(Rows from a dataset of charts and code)

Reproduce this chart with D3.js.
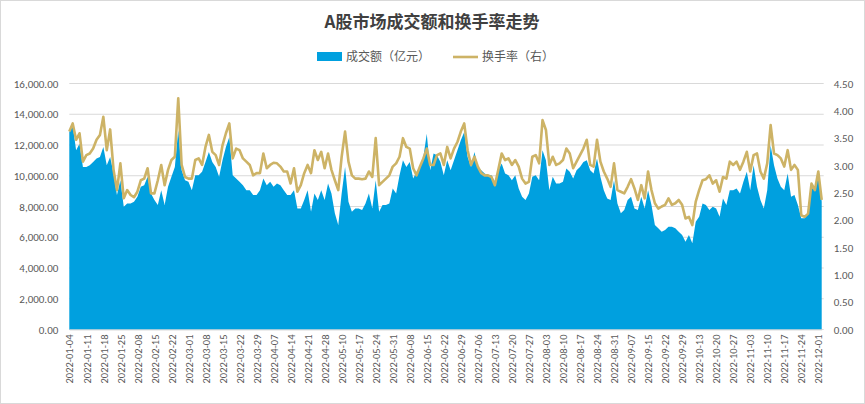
<!DOCTYPE html>
<html><head><meta charset="utf-8">
<script src="https://cdn.jsdelivr.net/npm/d3@7"></script>
<style>body{margin:0;background:#fff}svg{display:block;font-family:"Microsoft YaHei","Noto Sans CJK SC",sans-serif}</style>
</head><body><svg id="c" width="865" height="404"></svg>
<script>
const tickLabels=["2022-01-04","2022-01-11","2022-01-18","2022-01-25","2022-02-08","2022-02-15","2022-02-22","2022-03-01","2022-03-08","2022-03-15","2022-03-22","2022-03-29","2022-04-07","2022-04-14","2022-04-21","2022-04-28","2022-05-10","2022-05-17","2022-05-24","2022-05-31","2022-06-08","2022-06-15","2022-06-22","2022-06-29","2022-07-06","2022-07-13","2022-07-20","2022-07-27","2022-08-03","2022-08-10","2022-08-17","2022-08-24","2022-08-31","2022-09-07","2022-09-15","2022-09-22","2022-09-29","2022-10-13","2022-10-20","2022-10-27","2022-11-03","2022-11-10","2022-11-17","2022-11-24","2022-12-01"];
const volume=[12845,13277,11657,12089,10577,10577,10685,10901,11117,11225,
11873,10685,11225,10145,8741,9713,7985,8201,8201,8309,
8633,9281,9389,9929,8849,8417,8093,9065,8093,9281,
9929,10577,12953,10361,9713,9605,9065,10037,10037,10253,
10901,11549,10901,10577,9929,11009,11873,12521,10037,9821,
9605,9389,9065,9065,8741,8741,9065,9821,9389,9605,
9281,9497,9389,9065,8741,8741,9065,7877,7877,8417,
9065,7661,8849,8417,9065,8417,9497,8849,7553,6797,
8849,10577,8309,7661,7877,7877,7769,8201,8849,7877,
9713,7661,8093,8093,8201,9173,8849,10037,11009,10577,
10901,9821,10253,10577,11225,12737,10361,11441,11333,10901,
10037,11009,10361,11009,11657,12305,12845,11225,10577,11549,
10577,10361,10145,10037,10037,9605,10361,10793,10145,10037,
9713,10037,9173,8633,8417,8849,9929,10037,9713,11657,
11009,9065,9929,9497,9497,9605,10469,10253,9821,10361,
10577,10901,11009,10361,10145,11117,9929,9065,8525,8417,
9713,8201,7553,7769,8417,8633,7877,7769,8633,7877,
9065,8093,6797,6581,6365,6473,6689,6689,6581,6365,
6149,5705,6149,5609,7013,7337,8201,8093,7769,7985,
7877,7337,8525,8093,9065,9065,9173,8849,9605,10253,
9065,10685,9281,8417,7877,9065,11981,10685,9821,9281,
9065,10145,8633,8741,8093,7229,7229,7553,9281,9065,
10361,8309];
const turnover=[3.62,3.77,3.47,3.59,3.07,3.19,3.22,3.31,3.47,3.56,
3.89,3.28,3.66,2.92,2.55,3.04,2.40,2.55,2.46,2.42,
2.52,2.73,2.76,2.95,2.49,2.49,2.73,3.01,2.64,2.92,
3.10,3.16,4.23,3.01,2.79,2.76,2.76,3.10,3.13,3.01,
3.34,3.56,3.25,3.19,3.01,3.37,3.59,3.77,3.13,3.31,
3.28,3.13,3.07,3.01,2.82,2.86,2.86,3.22,2.95,3.01,
3.05,3.04,2.98,2.89,2.89,2.67,2.95,2.52,2.64,2.86,
3.01,2.86,3.28,3.10,3.25,2.95,3.22,2.92,2.73,2.55,
3.16,3.62,3.07,2.82,2.76,2.76,2.75,2.76,2.89,2.79,
3.50,2.64,2.70,2.76,2.82,2.98,3.04,3.16,3.50,3.34,
3.31,2.95,2.82,2.98,3.13,3.31,3.01,3.01,3.19,3.22,
3.01,3.34,3.13,3.31,3.43,3.62,3.77,3.28,3.01,3.16,
2.98,2.86,2.82,2.82,2.79,2.64,2.92,3.22,3.10,3.13,
3.01,3.10,2.98,2.76,2.67,2.70,3.16,3.19,3.04,3.83,
3.65,3.01,3.16,3.01,3.04,3.10,3.31,3.22,2.95,3.07,
3.19,3.31,3.47,3.01,2.98,3.47,3.07,2.89,2.76,2.61,
3.04,2.55,2.52,2.49,2.61,2.75,2.58,2.37,2.64,2.40,
2.89,2.55,2.31,2.21,2.25,2.28,2.40,2.28,2.31,2.37,
2.28,2.03,2.06,1.91,2.34,2.55,2.73,2.75,2.82,2.67,
2.73,2.52,2.79,2.76,3.07,3.01,3.07,2.92,3.07,3.25,
2.89,3.19,3.22,2.89,2.76,3.04,3.74,3.22,3.19,3.13,
2.98,3.28,2.92,3.01,2.92,2.09,2.06,2.12,2.67,2.55,
2.89,2.37];
const leftTicks=[0,2000,4000,6000,8000,10000,12000,14000,16000];
const rightTicks=[0,0.5,1,1.5,2,2.5,3,3.5,4,4.5];
const blue="#00A0DF",gold="#CDB366",txt="#595959";

const svg=d3.select("#c");
svg.append("rect").attr("x",0.5).attr("y",0.5).attr("width",864).attr("height",403).attr("fill","#fff").attr("stroke","#d9d9d9");
const L=69.3,R=821.7,T=83.5,B=329.5;
const x=d3.scaleLinear().domain([0,volume.length-1]).range([L,R]);
const y=d3.scaleLinear().domain([0,16000]).range([B,T]);
const y2=d3.scaleLinear().domain([0,4.5]).range([B,T]);

svg.append("g").selectAll("line").data(leftTicks).join("line")
 .attr("x1",L).attr("x2",R+2).attr("y1",d=>y(d)).attr("y2",d=>y(d)).attr("stroke","#d9d9d9");

svg.append("path").datum(volume).attr("fill",blue)
 .attr("d",d3.area().x((d,i)=>x(i)).y0(B).y1(d=>y(d)));
svg.append("path").datum(turnover).attr("fill","none").attr("stroke",gold).attr("stroke-width",2.6).attr("stroke-linejoin","round")
 .attr("d",d3.line().x((d,i)=>x(i)).y(d=>y2(d)));

const ax=svg.append("g").attr("transform",`translate(${L-8},0)`).call(d3.axisLeft(y).tickValues(leftTicks).tickSize(0).tickFormat(d=>d3.format(",.2f")(d)));
const ax2=svg.append("g").attr("transform",`translate(${R+9},0)`).call(d3.axisRight(y2).tickValues(rightTicks).tickSize(0).tickFormat(d3.format(".2f")));
[ax,ax2].forEach(a=>{a.select(".domain").remove();a.selectAll("text").attr("fill",txt).style("font-size","11px").style("font-family","Calibri,Carlito,'Liberation Sans',sans-serif");});

const xa=svg.append("g").attr("transform",`translate(0,${B})`).call(d3.axisBottom(x).tickValues(tickLabels.map((d,i)=>i*5)).tickSize(0).tickFormat((d,i)=>tickLabels[i]));
xa.select(".domain").attr("stroke","#d9d9d9");
xa.selectAll("text").attr("fill",txt).style("font-size","10.5px").style("font-family","Calibri,Carlito,'Liberation Sans',sans-serif")
 .attr("transform","rotate(-90)").attr("text-anchor","end").attr("dx","-5").attr("dy","0.35em").attr("y",0).attr("x",0);

svg.append("text").attr("x",432).attr("y",28).attr("text-anchor","middle").attr("fill","#404040").style("font-size","17px").style("font-weight","bold").text("A股市场成交额和换手率走势");
const lg=svg.append("g");
lg.append("rect").attr("x",317).attr("y",52).attr("width",25).attr("height",9).attr("fill",blue);
lg.append("text").attr("x",346).attr("y",61).attr("fill",txt).style("font-size","12px").text("成交额（亿元）");
lg.append("line").attr("x1",453).attr("x2",478).attr("y1",57).attr("y2",57).attr("stroke",gold).attr("stroke-width",2.6);
lg.append("text").attr("x",482).attr("y",61).attr("fill",txt).style("font-size","12px").text("换手率（右）");
</script></body></html>
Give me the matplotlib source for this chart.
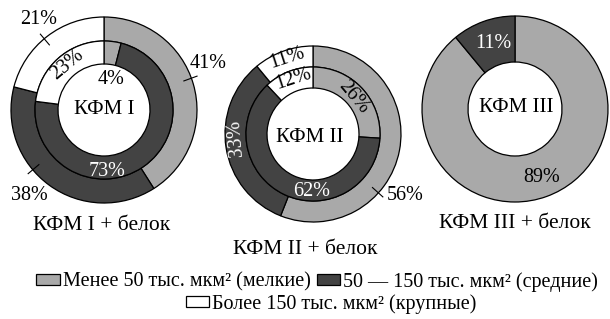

-- Task goal --
Output an exact copy of the material, with the pictures removed.

-- Answer below --
Reproduce this chart with D3.js.
<!DOCTYPE html>
<html><head><meta charset="utf-8">
<script src="https://cdn.jsdelivr.net/npm/d3@7"></script>
<style>body{margin:0;background:#fff}svg{display:block;font-family:"Microsoft YaHei","Noto Sans CJK SC",sans-serif}</style>
</head><body><svg id="c" width="865" height="404"></svg>
<script>
const tickLabels=["2022-01-04","2022-01-11","2022-01-18","2022-01-25","2022-02-08","2022-02-15","2022-02-22","2022-03-01","2022-03-08","2022-03-15","2022-03-22","2022-03-29","2022-04-07","2022-04-14","2022-04-21","2022-04-28","2022-05-10","2022-05-17","2022-05-24","2022-05-31","2022-06-08","2022-06-15","2022-06-22","2022-06-29","2022-07-06","2022-07-13","2022-07-20","2022-07-27","2022-08-03","2022-08-10","2022-08-17","2022-08-24","2022-08-31","2022-09-07","2022-09-15","2022-09-22","2022-09-29","2022-10-13","2022-10-20","2022-10-27","2022-11-03","2022-11-10","2022-11-17","2022-11-24","2022-12-01"];
const volume=[12845,13277,11657,12089,10577,10577,10685,10901,11117,11225,
11873,10685,11225,10145,8741,9713,7985,8201,8201,8309,
8633,9281,9389,9929,8849,8417,8093,9065,8093,9281,
9929,10577,12953,10361,9713,9605,9065,10037,10037,10253,
10901,11549,10901,10577,9929,11009,11873,12521,10037,9821,
9605,9389,9065,9065,8741,8741,9065,9821,9389,9605,
9281,9497,9389,9065,8741,8741,9065,7877,7877,8417,
9065,7661,8849,8417,9065,8417,9497,8849,7553,6797,
8849,10577,8309,7661,7877,7877,7769,8201,8849,7877,
9713,7661,8093,8093,8201,9173,8849,10037,11009,10577,
10901,9821,10253,10577,11225,12737,10361,11441,11333,10901,
10037,11009,10361,11009,11657,12305,12845,11225,10577,11549,
10577,10361,10145,10037,10037,9605,10361,10793,10145,10037,
9713,10037,9173,8633,8417,8849,9929,10037,9713,11657,
11009,9065,9929,9497,9497,9605,10469,10253,9821,10361,
10577,10901,11009,10361,10145,11117,9929,9065,8525,8417,
9713,8201,7553,7769,8417,8633,7877,7769,8633,7877,
9065,8093,6797,6581,6365,6473,6689,6689,6581,6365,
6149,5705,6149,5609,7013,7337,8201,8093,7769,7985,
7877,7337,8525,8093,9065,9065,9173,8849,9605,10253,
9065,10685,9281,8417,7877,9065,11981,10685,9821,9281,
9065,10145,8633,8741,8093,7229,7229,7553,9281,9065,
10361,8309];
const turnover=[3.62,3.77,3.47,3.59,3.07,3.19,3.22,3.31,3.47,3.56,
3.89,3.28,3.66,2.92,2.55,3.04,2.40,2.55,2.46,2.42,
2.52,2.73,2.76,2.95,2.49,2.49,2.73,3.01,2.64,2.92,
3.10,3.16,4.23,3.01,2.79,2.76,2.76,3.10,3.13,3.01,
3.34,3.56,3.25,3.19,3.01,3.37,3.59,3.77,3.13,3.31,
3.28,3.13,3.07,3.01,2.82,2.86,2.86,3.22,2.95,3.01,
3.05,3.04,2.98,2.89,2.89,2.67,2.95,2.52,2.64,2.86,
3.01,2.86,3.28,3.10,3.25,2.95,3.22,2.92,2.73,2.55,
3.16,3.62,3.07,2.82,2.76,2.76,2.75,2.76,2.89,2.79,
3.50,2.64,2.70,2.76,2.82,2.98,3.04,3.16,3.50,3.34,
3.31,2.95,2.82,2.98,3.13,3.31,3.01,3.01,3.19,3.22,
3.01,3.34,3.13,3.31,3.43,3.62,3.77,3.28,3.01,3.16,
2.98,2.86,2.82,2.82,2.79,2.64,2.92,3.22,3.10,3.13,
3.01,3.10,2.98,2.76,2.67,2.70,3.16,3.19,3.04,3.83,
3.65,3.01,3.16,3.01,3.04,3.10,3.31,3.22,2.95,3.07,
3.19,3.31,3.47,3.01,2.98,3.47,3.07,2.89,2.76,2.61,
3.04,2.55,2.52,2.49,2.61,2.75,2.58,2.37,2.64,2.40,
2.89,2.55,2.31,2.21,2.25,2.28,2.40,2.28,2.31,2.37,
2.28,2.03,2.06,1.91,2.34,2.55,2.73,2.75,2.82,2.67,
2.73,2.52,2.79,2.76,3.07,3.01,3.07,2.92,3.07,3.25,
2.89,3.19,3.22,2.89,2.76,3.04,3.74,3.22,3.19,3.13,
2.98,3.28,2.92,3.01,2.92,2.09,2.06,2.12,2.67,2.55,
2.89,2.37];
const leftTicks=[0,2000,4000,6000,8000,10000,12000,14000,16000];
const rightTicks=[0,0.5,1,1.5,2,2.5,3,3.5,4,4.5];
const blue="#00A0DF",gold="#CDB366",txt="#595959";

const svg=d3.select("#c");
svg.append("rect").attr("x",0.5).attr("y",0.5).attr("width",864).attr("height",403).attr("fill","#fff").attr("stroke","#d9d9d9");
const L=69.3,R=821.7,T=83.5,B=329.5;
const x=d3.scaleLinear().domain([0,volume.length-1]).range([L,R]);
const y=d3.scaleLinear().domain([0,16000]).range([B,T]);
const y2=d3.scaleLinear().domain([0,4.5]).range([B,T]);

svg.append("g").selectAll("line").data(leftTicks).join("line")
 .attr("x1",L).attr("x2",R+2).attr("y1",d=>y(d)).attr("y2",d=>y(d)).attr("stroke","#d9d9d9");

svg.append("path").datum(volume).attr("fill",blue)
 .attr("d",d3.area().x((d,i)=>x(i)).y0(B).y1(d=>y(d)));
svg.append("path").datum(turnover).attr("fill","none").attr("stroke",gold).attr("stroke-width",2.6).attr("stroke-linejoin","round")
 .attr("d",d3.line().x((d,i)=>x(i)).y(d=>y2(d)));

const ax=svg.append("g").attr("transform",`translate(${L-8},0)`).call(d3.axisLeft(y).tickValues(leftTicks).tickSize(0).tickFormat(d=>d3.format(",.2f")(d)));
const ax2=svg.append("g").attr("transform",`translate(${R+9},0)`).call(d3.axisRight(y2).tickValues(rightTicks).tickSize(0).tickFormat(d3.format(".2f")));
[ax,ax2].forEach(a=>{a.select(".domain").remove();a.selectAll("text").attr("fill",txt).style("font-size","11px").style("font-family","Calibri,Carlito,'Liberation Sans',sans-serif");});

const xa=svg.append("g").attr("transform",`translate(0,${B})`).call(d3.axisBottom(x).tickValues(tickLabels.map((d,i)=>i*5)).tickSize(0).tickFormat((d,i)=>tickLabels[i]));
xa.select(".domain").attr("stroke","#d9d9d9");
xa.selectAll("text").attr("fill",txt).style("font-size","10.5px").style("font-family","Calibri,Carlito,'Liberation Sans',sans-serif")
 .attr("transform","rotate(-90)").attr("text-anchor","end").attr("dx","-5").attr("dy","0.35em").attr("y",0).attr("x",0);

svg.append("text").attr("x",432).attr("y",28).attr("text-anchor","middle").attr("fill","#404040").style("font-size","17px").style("font-weight","bold").text("A股市场成交额和换手率走势");
const lg=svg.append("g");
lg.append("rect").attr("x",317).attr("y",52).attr("width",25).attr("height",9).attr("fill",blue);
lg.append("text").attr("x",346).attr("y",61).attr("fill",txt).style("font-size","12px").text("成交额（亿元）");
lg.append("line").attr("x1",453).attr("x2",478).attr("y1",57).attr("y2",57).attr("stroke",gold).attr("stroke-width",2.6);
lg.append("text").attr("x",482).attr("y",61).attr("fill",txt).style("font-size","12px").text("换手率（右）");
</script></body></html>
Give me the matplotlib source for this chart.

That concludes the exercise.